Now that you’ve got a taker (look for at least a couple of families, eventually), show these people your toolbox. Budgets, salaries, goals… we want people who can dream with us, provide guardrails for us and encourage us to go full steam ahead when the LORD speaks about how we are to be deploying dollars. Prepare for your time with your board members. Create easily digestible summary views that show where your money is going, and highlight big decisions that are coming up. I’d recommend at least touching base with each of your board members a couple of times per year. As with any accountability group arrangement, this doesn’t work at all if you hold back, so spend most of your time picking the right people with whom you can become an open book and then fill your financial universe with light!

Having several people know the gritty detail of your money situation will take some work, but there are great benefits! Among them:

  • Peace when you need to make big moves because you’re going on more than the hunches of you and your spouse.
  • Access to the wisdom and council of others whom you’ve judged as wise. In business settings your board members often will introduce you to the perfect people when their expertise may not cover a question that arises. Your family’s money board can do the same thing (“Oh you’re thinking about investing in a goat farm? Let me introduce you to my buddy Shmuel. He runs goats like a pro!”).
  • You’ll find yourself a touch more circumspect about the decisions you make because you’ll know that others will be reviewing those decisions with you later.
  • Your children will see you giving the finger to cultural norms around money and this will communicate in just one more way that you’re not being led by those norms. I’ve had many a good chat with my eldest daughter about why we meet with other families who get to offer advice and correction to us concerning the money that we steward.
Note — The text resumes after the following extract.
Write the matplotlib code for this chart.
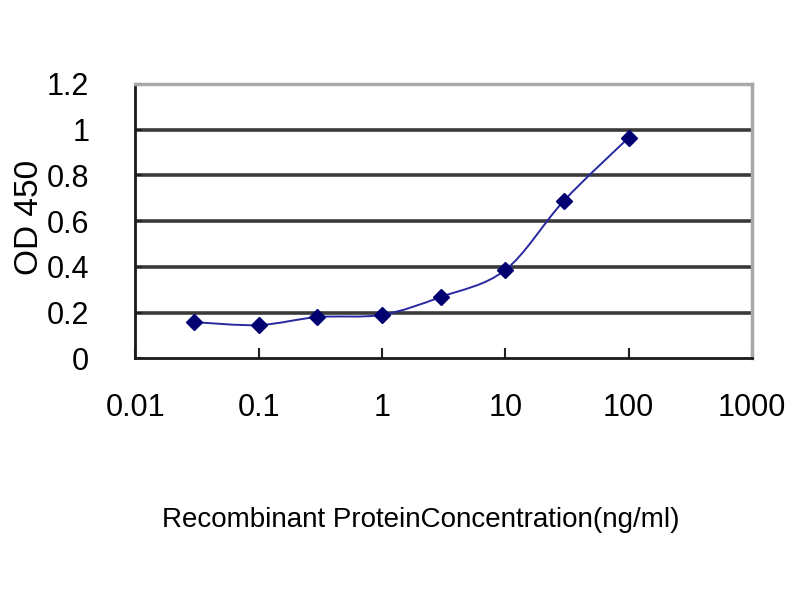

I’ve experienced each of the above in real life. I walked out of a car dealership once saying OUT LOUD to myself, “If I buy this stupid fancy car I’ll never be able to show my face to the families that are going to be combing through our budget in a few weeks”. I’ve also had a friend look at my monthly grocery spend, which I was QUITE proud of having chopped to the bare minimum, and say, “you know this is almost at out of control levels right?” Again, comparing ourselves to the high-spending medical crew had given us the sense that we were doing pretty great. A wise outsider was able to provide correction that would not have occurred unless we made it happen on purpose in this way. Go create a board for yourself and let us know what works, how you structure your meetings, and how these people are saving your bacon on the regular!